**Records supplied:**
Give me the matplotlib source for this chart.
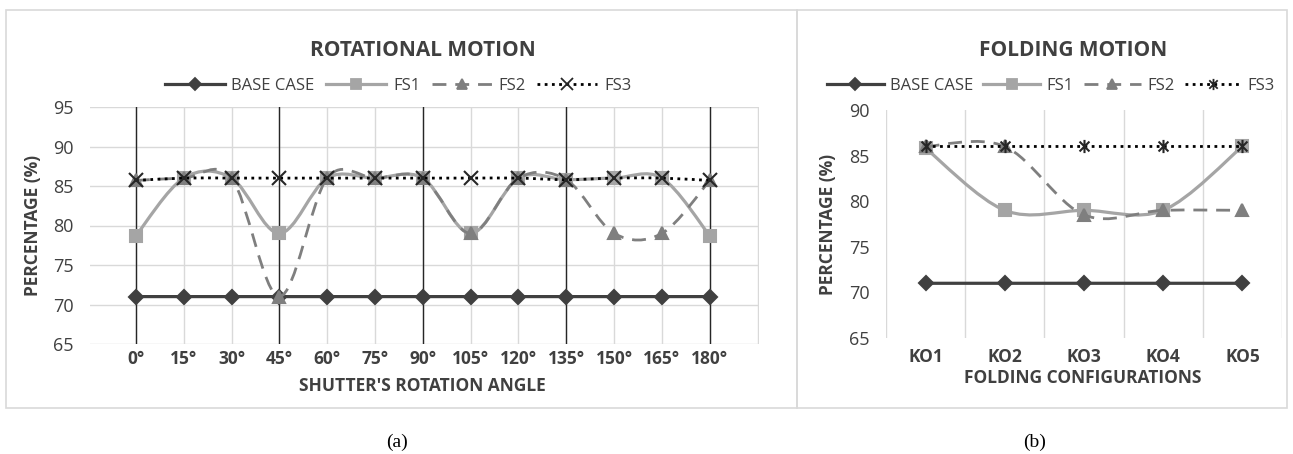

--

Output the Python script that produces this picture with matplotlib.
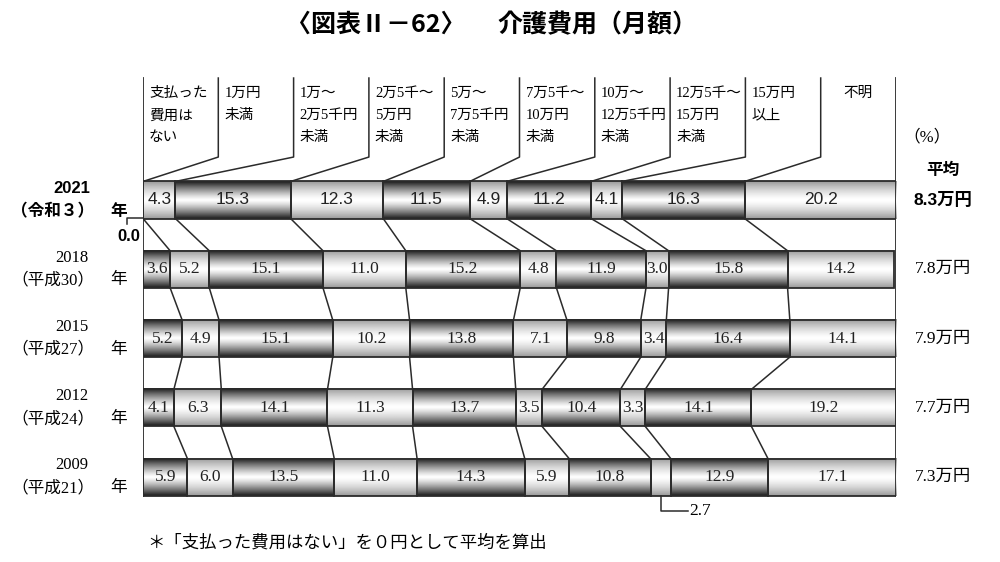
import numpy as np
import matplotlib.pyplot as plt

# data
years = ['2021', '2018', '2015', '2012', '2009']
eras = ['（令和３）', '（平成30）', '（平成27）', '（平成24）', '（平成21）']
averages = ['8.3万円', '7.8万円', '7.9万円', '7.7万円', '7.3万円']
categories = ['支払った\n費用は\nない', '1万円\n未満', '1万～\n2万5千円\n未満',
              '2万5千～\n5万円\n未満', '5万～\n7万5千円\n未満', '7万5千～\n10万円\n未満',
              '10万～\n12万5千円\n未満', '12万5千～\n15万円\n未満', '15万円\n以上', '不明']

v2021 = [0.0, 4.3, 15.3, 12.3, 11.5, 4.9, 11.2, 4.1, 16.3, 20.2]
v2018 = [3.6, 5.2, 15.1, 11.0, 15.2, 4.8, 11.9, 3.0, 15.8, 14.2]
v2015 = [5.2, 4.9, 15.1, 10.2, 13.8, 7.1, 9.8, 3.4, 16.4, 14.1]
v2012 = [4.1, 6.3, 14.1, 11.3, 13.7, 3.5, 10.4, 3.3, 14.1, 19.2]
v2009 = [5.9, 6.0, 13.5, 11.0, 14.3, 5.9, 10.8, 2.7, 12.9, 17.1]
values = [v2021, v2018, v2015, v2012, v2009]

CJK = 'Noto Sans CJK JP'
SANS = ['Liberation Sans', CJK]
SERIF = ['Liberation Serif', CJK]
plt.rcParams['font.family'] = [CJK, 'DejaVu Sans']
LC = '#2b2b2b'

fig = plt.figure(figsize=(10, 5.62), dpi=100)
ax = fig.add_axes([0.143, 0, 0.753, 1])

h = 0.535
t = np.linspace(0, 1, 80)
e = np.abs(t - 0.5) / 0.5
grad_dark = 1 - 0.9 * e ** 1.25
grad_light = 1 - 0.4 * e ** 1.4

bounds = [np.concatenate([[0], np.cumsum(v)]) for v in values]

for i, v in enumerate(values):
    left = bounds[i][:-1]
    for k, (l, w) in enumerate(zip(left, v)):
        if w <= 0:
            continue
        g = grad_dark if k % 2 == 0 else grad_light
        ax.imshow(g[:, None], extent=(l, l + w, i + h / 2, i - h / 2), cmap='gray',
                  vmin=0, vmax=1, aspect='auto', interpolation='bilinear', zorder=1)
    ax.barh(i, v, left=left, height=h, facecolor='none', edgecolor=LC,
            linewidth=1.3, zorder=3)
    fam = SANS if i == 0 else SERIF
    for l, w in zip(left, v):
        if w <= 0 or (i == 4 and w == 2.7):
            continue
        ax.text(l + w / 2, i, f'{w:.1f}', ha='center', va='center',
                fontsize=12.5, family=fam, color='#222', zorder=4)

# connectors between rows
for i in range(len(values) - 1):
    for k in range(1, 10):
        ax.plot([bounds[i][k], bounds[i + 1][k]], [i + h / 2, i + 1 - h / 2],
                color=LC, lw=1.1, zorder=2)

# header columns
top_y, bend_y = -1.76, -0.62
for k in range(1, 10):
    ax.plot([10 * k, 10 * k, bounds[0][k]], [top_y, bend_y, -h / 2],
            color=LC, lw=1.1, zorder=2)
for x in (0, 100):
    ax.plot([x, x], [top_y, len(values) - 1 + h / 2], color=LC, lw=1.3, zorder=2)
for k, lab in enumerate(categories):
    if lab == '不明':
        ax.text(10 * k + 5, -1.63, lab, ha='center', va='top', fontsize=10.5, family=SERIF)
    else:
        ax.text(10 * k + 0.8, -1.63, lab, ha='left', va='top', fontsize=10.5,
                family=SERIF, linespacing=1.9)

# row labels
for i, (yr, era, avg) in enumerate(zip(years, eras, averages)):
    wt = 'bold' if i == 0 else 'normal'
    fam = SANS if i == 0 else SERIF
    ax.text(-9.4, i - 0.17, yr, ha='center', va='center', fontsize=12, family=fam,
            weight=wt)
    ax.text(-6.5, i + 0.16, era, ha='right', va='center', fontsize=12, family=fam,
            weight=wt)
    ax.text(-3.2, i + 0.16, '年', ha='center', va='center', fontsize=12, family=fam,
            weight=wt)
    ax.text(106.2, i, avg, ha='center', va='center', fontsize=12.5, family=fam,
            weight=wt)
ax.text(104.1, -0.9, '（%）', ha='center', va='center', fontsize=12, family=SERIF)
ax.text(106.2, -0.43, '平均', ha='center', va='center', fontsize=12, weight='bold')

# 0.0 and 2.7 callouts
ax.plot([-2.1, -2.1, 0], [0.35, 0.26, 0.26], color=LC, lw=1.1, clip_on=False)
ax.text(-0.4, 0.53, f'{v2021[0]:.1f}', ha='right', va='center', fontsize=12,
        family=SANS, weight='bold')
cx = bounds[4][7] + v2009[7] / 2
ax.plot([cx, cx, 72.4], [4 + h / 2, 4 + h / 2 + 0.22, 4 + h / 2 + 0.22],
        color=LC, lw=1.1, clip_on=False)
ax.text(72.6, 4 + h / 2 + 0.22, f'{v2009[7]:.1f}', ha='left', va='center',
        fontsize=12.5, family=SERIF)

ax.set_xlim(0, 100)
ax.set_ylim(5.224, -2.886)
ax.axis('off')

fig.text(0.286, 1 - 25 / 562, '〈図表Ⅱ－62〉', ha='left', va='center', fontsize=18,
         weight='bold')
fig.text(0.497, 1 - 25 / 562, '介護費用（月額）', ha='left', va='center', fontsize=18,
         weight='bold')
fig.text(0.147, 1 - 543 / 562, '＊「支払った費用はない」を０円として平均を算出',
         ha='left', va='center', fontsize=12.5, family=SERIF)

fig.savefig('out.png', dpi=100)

**Exercise brief:**
Pictures are not part of the copy. Write out only the lines from the one containing "Output the Python" through the one containing "bounds = [np.concatenate([[0], np.cumsum(v)])", exactly as they stand, both included.

**Response:**
Output the Python script that produces this picture with matplotlib.
import numpy as np
import matplotlib.pyplot as plt

# data
years = ['2021', '2018', '2015', '2012', '2009']
eras = ['（令和３）', '（平成30）', '（平成27）', '（平成24）', '（平成21）']
averages = ['8.3万円', '7.8万円', '7.9万円', '7.7万円', '7.3万円']
categories = ['支払った\n費用は\nない', '1万円\n未満', '1万～\n2万5千円\n未満',
              '2万5千～\n5万円\n未満', '5万～\n7万5千円\n未満', '7万5千～\n10万円\n未満',
              '10万～\n12万5千円\n未満', '12万5千～\n15万円\n未満', '15万円\n以上', '不明']

v2021 = [0.0, 4.3, 15.3, 12.3, 11.5, 4.9, 11.2, 4.1, 16.3, 20.2]
v2018 = [3.6, 5.2, 15.1, 11.0, 15.2, 4.8, 11.9, 3.0, 15.8, 14.2]
v2015 = [5.2, 4.9, 15.1, 10.2, 13.8, 7.1, 9.8, 3.4, 16.4, 14.1]
v2012 = [4.1, 6.3, 14.1, 11.3, 13.7, 3.5, 10.4, 3.3, 14.1, 19.2]
v2009 = [5.9, 6.0, 13.5, 11.0, 14.3, 5.9, 10.8, 2.7, 12.9, 17.1]
values = [v2021, v2018, v2015, v2012, v2009]

CJK = 'Noto Sans CJK JP'
SANS = ['Liberation Sans', CJK]
SERIF = ['Liberation Serif', CJK]
plt.rcParams['font.family'] = [CJK, 'DejaVu Sans']
LC = '#2b2b2b'

fig = plt.figure(figsize=(10, 5.62), dpi=100)
ax = fig.add_axes([0.143, 0, 0.753, 1])

h = 0.535
t = np.linspace(0, 1, 80)
e = np.abs(t - 0.5) / 0.5
grad_dark = 1 - 0.9 * e ** 1.25
grad_light = 1 - 0.4 * e ** 1.4

bounds = [np.concatenate([[0], np.cumsum(v)]) for v in values]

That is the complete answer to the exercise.